GIVEN TASK>
Transcribe exactly the lines from the one containing "What TikZ code" through the one containing "(srcl) at ($(src.center)+(0,25)$)", both included, and leave out any pictures.
— start —
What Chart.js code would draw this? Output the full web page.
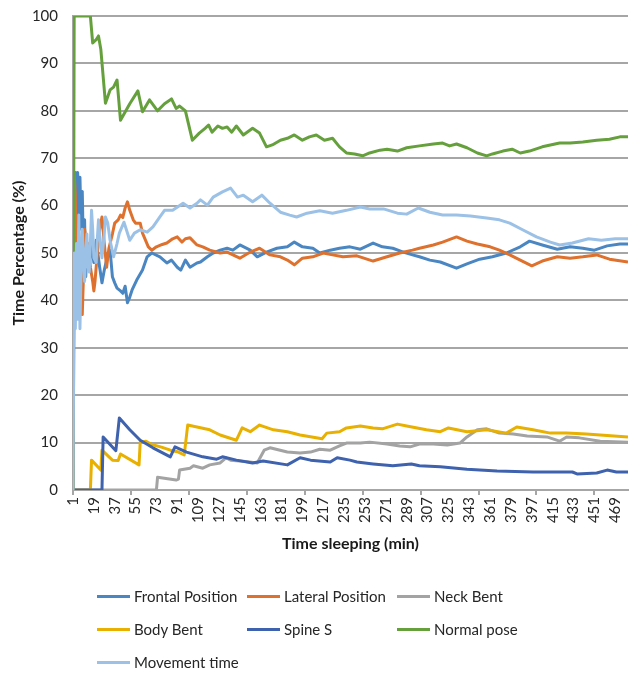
<!DOCTYPE html>
<html><head><meta charset="utf-8">
<script src="https://cdn.jsdelivr.net/npm/chart.js@4/dist/chart.umd.min.js"></script>
<style>
html,body{margin:0;padding:0;background:#fff;}
#wrap{position:relative;width:629px;height:673px;overflow:hidden;}
canvas{position:absolute;left:0;top:0;}
.lg{position:absolute;display:flex;align-items:center;font:15px Lato, sans-serif;color:#262626;white-space:nowrap;height:20px;}
.lg .ln{display:inline-block;width:33px;height:3px;margin-right:4px;}
</style></head><body>
<div id="wrap"><canvas id="c" width="629" height="673"></canvas><div id="legend"></div></div>
<script>
// ---- Tick labels ----
const xTickLabels = [1,19,37,55,73,91,109,127,145,163,181,199,217,235,253,271,289,307,325,343,361,379,397,415,433,451,469];
const xTickMarks = [1,51,101,151,201,251,301,351,401,451];
const yTicks = [0,10,20,30,40,50,60,70,80,90,100];

// ---- Series (minute, value) ----
const frontalMin = [1,2,3,4,5,6,7,8,9,10,11,12,13,15,17,19,21,24,26,28,30,33,35,37,39,42,44,46,48,50,52,56,61,65,69,76,82,86,91,94,98,102,108,111,117,122,128,134,139,145,154,160,168,177,186,192,199,208,214,223,231,240,249,260,268,277,286,294,300,309,318,332,341,352,363,375,387,395,406,419,430,441,451,462,473,480];
const frontalVal = [0,45,67,48,67,58,66,55,63,50,57,45,50,47,52,48,52.7,47,43.7,46.4,48.5,50.6,45,43.7,42.6,42,41.5,43,39.5,40.7,42.2,44.3,46.4,49.2,50,49.2,47.9,48.5,47,46.4,48.5,47,47.9,48.1,49.2,50,50.6,51,50.6,51.7,50.6,49.2,50.2,51,51.3,52.3,51.3,51,50,50.6,51,51.3,50.8,52.1,51.3,51,50.2,49.6,49.2,48.5,48.1,46.8,47.7,48.7,49.2,50,51.3,52.5,51.7,50.8,51.3,51,50.6,51.5,51.9,51.9];

const lateralMin = [1,2,3,4,5,6,7,8,9,10,11,12,13,14,16,18,19,20,22,24,26,28,30,32,35,37,40,42,44,46,48,50,53,55,59,61,66,69,73,78,82,87,91,95,98,102,108,113,119,128,134,139,145,154,162,171,180,186,192,199,208,217,225,234,246,260,272,283,294,300,312,320,332,341,350,361,369,378,387,397,406,419,430,441,453,464,480];
const lateralVal = [0,67,62,45,55,40,50,44,37,45,55,53,48,52,47,44,42,44,50,55,57.6,52,47,51,54,56.3,57,58,57.5,59.5,60.8,59,57,56.3,56.3,54.2,51.3,50.6,51.3,51.8,52.1,53,53.4,52.3,53,53.2,51.7,51.3,50.6,50,50.2,49.6,48.9,50.2,51,49.6,49.2,48.5,47.5,48.9,49.2,50,49.6,49.2,49.4,48.3,49.2,50,50.6,51,51.7,52.3,53.4,52.5,51.9,51.3,50.6,49.6,48.5,47.3,48.3,49.2,48.9,49.2,49.6,48.7,48.1];

const neckMin = [1,73,74,90,92,93,102,105,113,119,128,133,137,150,160,166,171,186,197,206,214,223,231,237,249,257,272,283,292,300,312,324,335,341,350,358,369,381,393,410,421,427,438,456,480];
const neckVal = [0,0,2.7,2.1,2.3,4.2,4.6,5.1,4.6,5.3,5.7,6.8,6.3,6,5.7,8.4,8.9,8,7.8,8,8.6,8.4,9.3,9.9,9.9,10.1,9.7,9.3,9.1,9.7,9.7,9.5,9.9,11.2,12.7,12.9,12,11.8,11.4,11.2,10.3,11.2,11,10.3,10.1];

const bodyMin = [1,16,17,25,26,35,40,42,58,59,64,69,78,85,92,97,100,108,119,128,142,147,154,162,174,186,197,216,220,231,237,249,260,268,281,289,306,318,325,341,358,375,384,398,413,427,444,456,480];
const bodyVal = [0,0,6.3,4.2,8.4,6.3,6.2,7.6,5.3,10.1,10.3,9.6,9,8.4,8,7.4,13.7,13.3,12.7,11.6,10.5,13.1,12.3,13.7,12.7,12.3,11.6,10.8,12,12.3,13.1,13.5,13.1,12.9,13.9,13.5,12.7,12.3,13.1,12.3,12.7,12,13.3,12.7,12,12,11.8,11.6,11.2];

const spineMin = [1,26,27,38,41,50,59,70,85,89,99,113,125,130,142,156,165,186,197,206,223,229,240,246,260,277,293,300,318,341,367,398,432,436,453,462,470,480];
const spineVal = [0,0,11.2,8.3,15.2,12.7,10.5,8.9,7,9.1,8,7,6.5,7,6.3,5.7,6.1,5.3,6.8,6.3,5.9,6.8,6.3,5.9,5.5,5.1,5.5,5.1,4.9,4.4,4,3.8,3.8,3.4,3.6,4.2,3.8,3.8];

const normalMin = [1,2,15,16,18,21,23,25,29,33,36,39,42,50,57,61,67,74,80,86,90,93,98,104,110,115,118,121,126,130,134,138,142,148,156,162,168,173,180,186,192,199,205,211,218,225,231,237,244,251,257,266,272,281,289,300,312,320,326,332,341,350,358,363,372,380,387,395,406,421,430,441,453,464,473,480];
const normalVal = [0,100,100,100,94.3,95,95.8,93,81.6,84.4,85,86.5,78,81.5,84.2,79.8,82.3,80,81.5,82.5,80.5,81,80,73.8,75.3,76.3,77,75.5,76.8,76.3,76.6,75.5,76.8,74.9,76.3,75.3,72.4,72.8,73.8,74.2,74.9,73.8,74.5,74.9,73.8,74.2,72.4,71.1,70.9,70.5,71.1,71.7,71.9,71.5,72.2,72.6,73,73.2,72.6,73,72.2,71.1,70.5,70.9,71.5,71.9,71.1,71.5,72.4,73.2,73.2,73.4,73.8,74,74.5,74.5];

const movementMin = [1,2,3,4,5,6,7,8,9,10,11,12,13,14,15,16,17,18,19,21,22,23,24,26,28,29,31,33,36,39,41,45,50,54,59,65,70,76,80,87,96,102,108,111,117,122,130,137,143,148,156,164,171,180,188,194,203,214,225,237,249,257,269,281,289,299,309,320,332,344,358,369,378,389,401,413,421,432,446,457,469,480];
const movementVal = [0,50,34,52,36,58,34,47,55,49,44,50,54,47,46,52,59,55,49,48,53,57,54,49,54,57.6,56.3,52.7,49.2,52,54.2,56.5,52.7,54.2,54.9,54.4,55.5,57.6,59,59,60.5,59.5,60.5,61.2,60.1,61.8,62.9,63.7,61.8,62.2,60.8,62.2,60.5,58.6,58,57.6,58.4,58.9,58.4,59,59.7,59.3,59.3,58.4,58.2,59.5,58.6,58,58,57.8,57.4,57,56.3,54.9,53.4,52.3,51.7,52.1,53,52.7,53,53];

const seriesNames = ['Frontal Position','Lateral Position','Neck Bent','Body Bent','Spine S','Normal pose','Movement time'];
const seriesColors = ['#4a86c2','#de712d','#a3a3a3','#e8b000','#3e62ad','#65a03d','#9cc1e6'];
const seriesMins = [frontalMin, lateralMin, neckMin, bodyMin, spineMin, normalMin, movementMin];
const seriesVals = [frontalVal, lateralVal, neckVal, bodyVal, spineVal, normalVal, movementVal];

const allXTicks = Array.from(new Set(xTickLabels.concat(xTickMarks))).sort((a,b)=>a-b);

function build(){
  const datasets = seriesNames.map((name, i) => ({
    label: name,
    data: seriesMins[i].map((m, k) => ({x: m, y: seriesVals[i][k]})),
    borderColor: seriesColors[i],
    backgroundColor: seriesColors[i],
    borderWidth: 3,
    pointRadius: 0,
    tension: 0,
    fill: false,
    borderJoinStyle: 'round',
    order: seriesNames.length - 1 - i
  }));

  new Chart(document.getElementById('c'), {
    type: 'line',
    data: { datasets },
    options: {
      responsive: false,
      animation: false,
      devicePixelRatio: 1,
      layout: { padding: { left: 0, right: 1, top: 16, bottom: 116 } },
      plugins: { legend: { display: false }, tooltip: { enabled: false } },
      scales: {
        x: {
          type: 'linear', min: 1, max: 480,
          afterBuildTicks: s => { s.ticks = allXTicks.map(v => ({ value: v })); },
          afterFit: s => { s.height = 67; s.paddingLeft = 0; s.paddingRight = 0; },
          ticks: {
            autoSkip: false, minRotation: 90, maxRotation: 90, padding: 2,
            color: '#262626', font: { family: 'Lato', size: 15 },
            callback: v => xTickLabels.includes(v) ? String(v) : ''
          },
          grid: {
            drawOnChartArea: false, drawTicks: true, tickLength: 5, lineWidth: 2,
            color: c => (c.tick && xTickMarks.includes(c.tick.value)) ? '#a6a6a6' : 'rgba(0,0,0,0)'
          },
          border: { display: true, color: '#a6a6a6', width: 2 },
          title: { display: true, text: 'Time sleeping (min)', color: '#1a1a1a',
            font: { family: 'Lato', size: 16, weight: 'bold' }, padding: { top: 4, bottom: 4 } }
        },
        y: {
          min: 0, max: 100,
          afterBuildTicks: s => { s.ticks = yTicks.map(v => ({ value: v })); },
          afterFit: s => { s.width = 73; s.paddingTop = 0; s.paddingBottom = 0; },
          ticks: { padding: 15, color: '#262626', font: { family: 'Lato', size: 15 } },
          grid: { color: '#a6a6a6', lineWidth: 2, drawTicks: false },
          border: { display: true, color: '#a6a6a6', width: 2 },
          title: { display: true, text: 'Time Percentage (%)', color: '#1a1a1a',
            font: { family: 'Lato', size: 16, weight: 'bold' }, padding: { top: 9, bottom: 0 } }
        }
      }
    }
  });

  // HTML legend in three columns
  const colX = [97, 247, 397];
  const rowY = [596, 629, 662];
  const lg = document.getElementById('legend');
  seriesNames.forEach((name, i) => {
    const d = document.createElement('div');
    d.className = 'lg';
    d.style.left = colX[i % 3] + 'px';
    d.style.top = (rowY[Math.floor(i / 3)] - 10) + 'px';
    const ln = document.createElement('span');
    ln.className = 'ln';
    ln.style.background = seriesColors[i];
    d.appendChild(ln);
    d.appendChild(document.createTextNode(name));
    lg.appendChild(d);
  });
}

if (document.fonts && document.fonts.load) {
  Promise.all([document.fonts.load('15px Lato'), document.fonts.load('bold 16px Lato')]).then(build, build);
} else { build(); }
</script>
</body></html>
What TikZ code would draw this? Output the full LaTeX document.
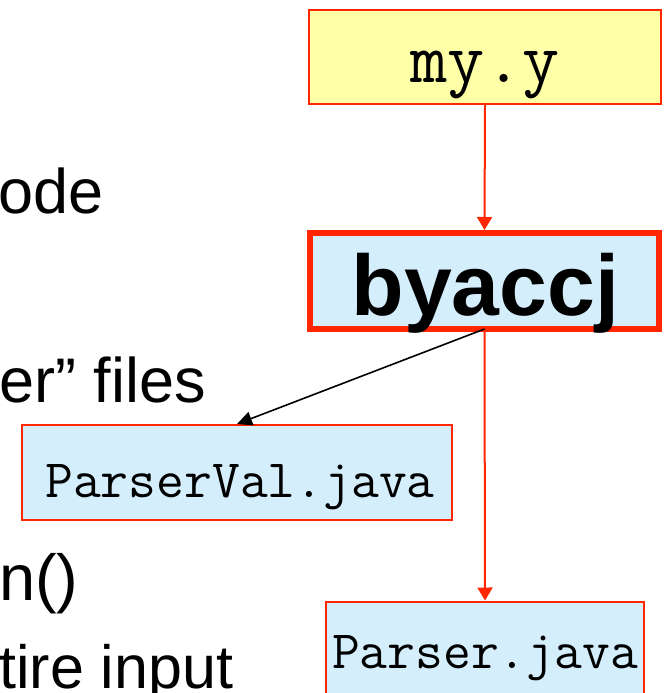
\documentclass[tikz,border=0pt]{standalone}
\usepackage{fontspec}
\setmainfont{Liberation Sans}
\usetikzlibrary{arrows.meta,calc}
\definecolor{boxred}{RGB}{255,38,0}
\definecolor{fileblue}{RGB}{212,238,252}
\definecolor{srcyellow}{RGB}{255,255,168}
\tikzset{
  filebox/.style={draw=boxred, line width=2pt, fill=fileblue, inner sep=0pt},
  srcbox/.style={draw=boxred, line width=2pt, fill=srcyellow, inner sep=0pt},
  toolbox/.style={draw=boxred, line width=6pt, fill=fileblue, inner sep=0pt},
  bodytext/.style={inner sep=0pt, font=\fontsize{63}{76}\selectfont},
  codelbl/.style={inner sep=0pt, anchor=base, font=\ttfamily\fontsize{54}{64}\selectfont},
  flow/.style={draw=boxred, line width=2pt, -{Triangle[length=13pt,width=15pt]}},
  aux/.style={draw=black, line width=1.6pt, -{Triangle[length=15pt,width=14pt]}}
}
\begin{document}
\begin{tikzpicture}[x=1pt,y=-1pt]
\useasboundingbox (0,0) rectangle (664,693);
\clip (0,0) rectangle (664,693);

% slide text on the left
\node[bodytext, anchor=base east] (t1) at (104,213) {ode};
\node[bodytext, anchor=base west] (t2) at (-1,402) {er” files};
\node[bodytext, anchor=base west, font=\fontsize{65}{78}\selectfont] (t3) at (-1,600) {n()};
\node[bodytext, anchor=base west, font=\fontsize{61}{74}\selectfont] (t4) at (-1,688) {tire input};

% boxes
\node[srcbox, minimum width=352pt, minimum height=94pt] (src) at (485,57) {};
\node[inner sep=0pt, anchor=base, font=\ttfamily\fontsize{72}{84}\selectfont] (srcl) at ($(src.center)+(0,25)$) {my.y};

\node[toolbox, minimum width=349pt, minimum height=96pt] (tool) at (484.5,281) {};
\node[inner sep=0pt, anchor=base, font=\bfseries\fontsize{86}{100}\selectfont] (tooll) at ($(tool.center)+(1,34)$) {byaccj};

\node[filebox, minimum width=430pt, minimum height=95pt] (pval) at (237,472.5) {};
\node[codelbl] (pvall) at ($(pval.center)+(3,24.5)$) {ParserVal.java};

\node[filebox, minimum width=318pt, minimum height=95pt] (parser) at (485,649) {};
\node[codelbl] (parserl) at ($(parser.center)+(0,19)$) {Parser.java};

% connectors
\draw[flow] (src.south) -- (tool.north);
\draw[flow] (tool.south) -- (parser.north);
\draw[aux] ($(tool.south)+(0,-3)$) -- (pval.north);
\end{tikzpicture}
\end{document}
— end —
RESULT OF THIS EXERCISE>
What TikZ code would draw this? Output the full LaTeX document.
\documentclass[tikz,border=0pt]{standalone}
\usepackage{fontspec}
\setmainfont{Liberation Sans}
\usetikzlibrary{arrows.meta,calc}
\definecolor{boxred}{RGB}{255,38,0}
\definecolor{fileblue}{RGB}{212,238,252}
\definecolor{srcyellow}{RGB}{255,255,168}
\tikzset{
  filebox/.style={draw=boxred, line width=2pt, fill=fileblue, inner sep=0pt},
  srcbox/.style={draw=boxred, line width=2pt, fill=srcyellow, inner sep=0pt},
  toolbox/.style={draw=boxred, line width=6pt, fill=fileblue, inner sep=0pt},
  bodytext/.style={inner sep=0pt, font=\fontsize{63}{76}\selectfont},
  codelbl/.style={inner sep=0pt, anchor=base, font=\ttfamily\fontsize{54}{64}\selectfont},
  flow/.style={draw=boxred, line width=2pt, -{Triangle[length=13pt,width=15pt]}},
  aux/.style={draw=black, line width=1.6pt, -{Triangle[length=15pt,width=14pt]}}
}
\begin{document}
\begin{tikzpicture}[x=1pt,y=-1pt]
\useasboundingbox (0,0) rectangle (664,693);
\clip (0,0) rectangle (664,693);

% slide text on the left
\node[bodytext, anchor=base east] (t1) at (104,213) {ode};
\node[bodytext, anchor=base west] (t2) at (-1,402) {er” files};
\node[bodytext, anchor=base west, font=\fontsize{65}{78}\selectfont] (t3) at (-1,600) {n()};
\node[bodytext, anchor=base west, font=\fontsize{61}{74}\selectfont] (t4) at (-1,688) {tire input};

% boxes
\node[srcbox, minimum width=352pt, minimum height=94pt] (src) at (485,57) {};
\node[inner sep=0pt, anchor=base, font=\ttfamily\fontsize{72}{84}\selectfont] (srcl) at ($(src.center)+(0,25)$) {my.y};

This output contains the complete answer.